***** Data provided *****

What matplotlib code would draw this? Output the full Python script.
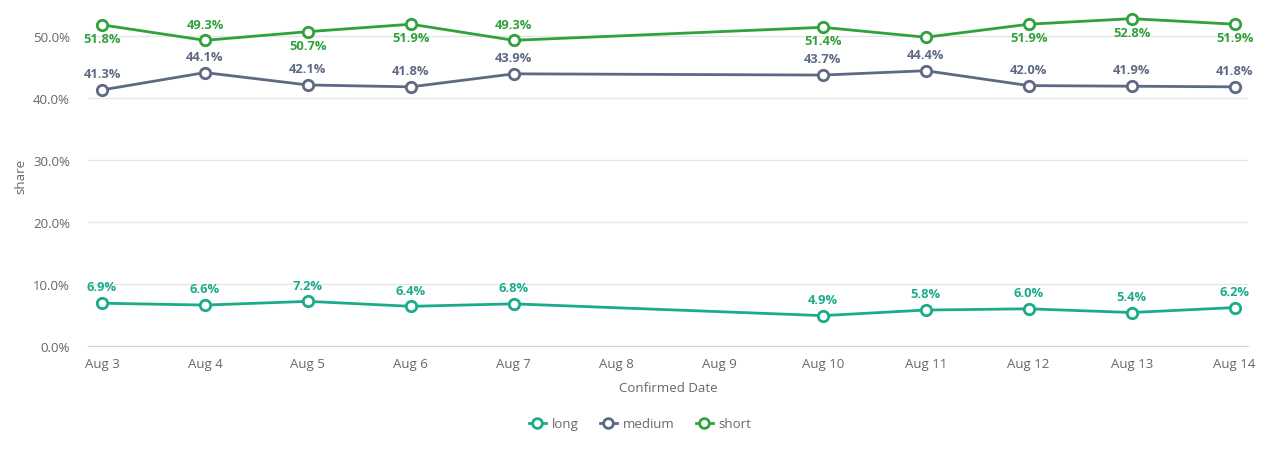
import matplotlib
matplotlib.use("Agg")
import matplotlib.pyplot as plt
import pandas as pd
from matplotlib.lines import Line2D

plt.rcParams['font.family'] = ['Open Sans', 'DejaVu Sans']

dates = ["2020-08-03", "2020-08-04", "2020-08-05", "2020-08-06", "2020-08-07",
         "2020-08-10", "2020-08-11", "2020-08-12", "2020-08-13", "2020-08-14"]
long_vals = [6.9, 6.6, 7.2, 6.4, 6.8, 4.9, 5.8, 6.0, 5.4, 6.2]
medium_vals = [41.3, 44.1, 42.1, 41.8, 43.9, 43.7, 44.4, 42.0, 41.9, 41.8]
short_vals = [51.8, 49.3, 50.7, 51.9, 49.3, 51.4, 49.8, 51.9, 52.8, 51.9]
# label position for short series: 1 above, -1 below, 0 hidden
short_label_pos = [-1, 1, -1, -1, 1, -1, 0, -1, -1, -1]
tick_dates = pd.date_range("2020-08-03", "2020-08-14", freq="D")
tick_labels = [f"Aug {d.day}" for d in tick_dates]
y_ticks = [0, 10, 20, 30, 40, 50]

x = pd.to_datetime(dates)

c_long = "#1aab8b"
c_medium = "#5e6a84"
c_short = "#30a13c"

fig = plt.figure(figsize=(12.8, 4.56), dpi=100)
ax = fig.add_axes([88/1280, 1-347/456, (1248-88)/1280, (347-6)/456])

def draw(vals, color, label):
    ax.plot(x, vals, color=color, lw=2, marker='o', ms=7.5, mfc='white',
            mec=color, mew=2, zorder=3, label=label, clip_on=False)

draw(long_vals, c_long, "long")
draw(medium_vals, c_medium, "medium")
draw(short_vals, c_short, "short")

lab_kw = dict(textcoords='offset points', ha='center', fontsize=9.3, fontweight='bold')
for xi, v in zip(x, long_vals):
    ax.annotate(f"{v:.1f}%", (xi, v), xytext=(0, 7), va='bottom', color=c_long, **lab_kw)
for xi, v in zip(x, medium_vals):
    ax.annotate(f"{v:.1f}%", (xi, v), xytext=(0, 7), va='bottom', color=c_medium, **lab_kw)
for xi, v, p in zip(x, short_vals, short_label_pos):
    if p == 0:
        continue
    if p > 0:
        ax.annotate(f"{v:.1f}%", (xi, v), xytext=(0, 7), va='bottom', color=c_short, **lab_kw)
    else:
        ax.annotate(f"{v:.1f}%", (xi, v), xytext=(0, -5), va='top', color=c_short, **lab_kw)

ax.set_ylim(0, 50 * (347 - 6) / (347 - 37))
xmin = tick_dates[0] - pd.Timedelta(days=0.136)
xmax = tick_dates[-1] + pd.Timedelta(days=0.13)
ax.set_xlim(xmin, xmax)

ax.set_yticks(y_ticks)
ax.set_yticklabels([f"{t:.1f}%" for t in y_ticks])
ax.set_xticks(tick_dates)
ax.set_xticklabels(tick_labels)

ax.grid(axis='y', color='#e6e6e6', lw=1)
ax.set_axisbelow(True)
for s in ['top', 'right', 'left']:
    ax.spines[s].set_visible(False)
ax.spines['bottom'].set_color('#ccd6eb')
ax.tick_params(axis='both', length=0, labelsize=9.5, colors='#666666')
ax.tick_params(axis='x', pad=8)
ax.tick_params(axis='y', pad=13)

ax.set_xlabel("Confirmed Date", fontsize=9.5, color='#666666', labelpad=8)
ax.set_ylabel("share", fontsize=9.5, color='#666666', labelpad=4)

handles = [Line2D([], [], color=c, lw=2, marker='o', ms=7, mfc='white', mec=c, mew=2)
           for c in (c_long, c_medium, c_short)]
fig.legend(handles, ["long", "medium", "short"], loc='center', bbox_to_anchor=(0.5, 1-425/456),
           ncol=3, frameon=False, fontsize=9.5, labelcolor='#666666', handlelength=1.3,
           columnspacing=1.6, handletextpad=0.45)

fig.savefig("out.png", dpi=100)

*****

Written request:
Using the material above, return every line exactly as it appears, minus the pictures.

Final result:
What matplotlib code would draw this? Output the full Python script.
import matplotlib
matplotlib.use("Agg")
import matplotlib.pyplot as plt
import pandas as pd
from matplotlib.lines import Line2D

plt.rcParams['font.family'] = ['Open Sans', 'DejaVu Sans']

dates = ["2020-08-03", "2020-08-04", "2020-08-05", "2020-08-06", "2020-08-07",
         "2020-08-10", "2020-08-11", "2020-08-12", "2020-08-13", "2020-08-14"]
long_vals = [6.9, 6.6, 7.2, 6.4, 6.8, 4.9, 5.8, 6.0, 5.4, 6.2]
medium_vals = [41.3, 44.1, 42.1, 41.8, 43.9, 43.7, 44.4, 42.0, 41.9, 41.8]
short_vals = [51.8, 49.3, 50.7, 51.9, 49.3, 51.4, 49.8, 51.9, 52.8, 51.9]
# label position for short series: 1 above, -1 below, 0 hidden
short_label_pos = [-1, 1, -1, -1, 1, -1, 0, -1, -1, -1]
tick_dates = pd.date_range("2020-08-03", "2020-08-14", freq="D")
tick_labels = [f"Aug {d.day}" for d in tick_dates]
y_ticks = [0, 10, 20, 30, 40, 50]

x = pd.to_datetime(dates)

c_long = "#1aab8b"
c_medium = "#5e6a84"
c_short = "#30a13c"

fig = plt.figure(figsize=(12.8, 4.56), dpi=100)
ax = fig.add_axes([88/1280, 1-347/456, (1248-88)/1280, (347-6)/456])

def draw(vals, color, label):
    ax.plot(x, vals, color=color, lw=2, marker='o', ms=7.5, mfc='white',
            mec=color, mew=2, zorder=3, label=label, clip_on=False)

draw(long_vals, c_long, "long")
draw(medium_vals, c_medium, "medium")
draw(short_vals, c_short, "short")

lab_kw = dict(textcoords='offset points', ha='center', fontsize=9.3, fontweight='bold')
for xi, v in zip(x, long_vals):
    ax.annotate(f"{v:.1f}%", (xi, v), xytext=(0, 7), va='bottom', color=c_long, **lab_kw)
for xi, v in zip(x, medium_vals):
    ax.annotate(f"{v:.1f}%", (xi, v), xytext=(0, 7), va='bottom', color=c_medium, **lab_kw)
for xi, v, p in zip(x, short_vals, short_label_pos):
    if p == 0:
        continue
    if p > 0:
        ax.annotate(f"{v:.1f}%", (xi, v), xytext=(0, 7), va='bottom', color=c_short, **lab_kw)
    else:
        ax.annotate(f"{v:.1f}%", (xi, v), xytext=(0, -5), va='top', color=c_short, **lab_kw)

ax.set_ylim(0, 50 * (347 - 6) / (347 - 37))
xmin = tick_dates[0] - pd.Timedelta(days=0.136)
xmax = tick_dates[-1] + pd.Timedelta(days=0.13)
ax.set_xlim(xmin, xmax)

ax.set_yticks(y_ticks)
ax.set_yticklabels([f"{t:.1f}%" for t in y_ticks])
ax.set_xticks(tick_dates)
ax.set_xticklabels(tick_labels)

ax.grid(axis='y', color='#e6e6e6', lw=1)
ax.set_axisbelow(True)
for s in ['top', 'right', 'left']:
    ax.spines[s].set_visible(False)
ax.spines['bottom'].set_color('#ccd6eb')
ax.tick_params(axis='both', length=0, labelsize=9.5, colors='#666666')
ax.tick_params(axis='x', pad=8)
ax.tick_params(axis='y', pad=13)

ax.set_xlabel("Confirmed Date", fontsize=9.5, color='#666666', labelpad=8)
ax.set_ylabel("share", fontsize=9.5, color='#666666', labelpad=4)

handles = [Line2D([], [], color=c, lw=2, marker='o', ms=7, mfc='white', mec=c, mew=2)
           for c in (c_long, c_medium, c_short)]
fig.legend(handles, ["long", "medium", "short"], loc='center', bbox_to_anchor=(0.5, 1-425/456),
           ncol=3, frameon=False, fontsize=9.5, labelcolor='#666666', handlelength=1.3,
           columnspacing=1.6, handletextpad=0.45)

fig.savefig("out.png", dpi=100)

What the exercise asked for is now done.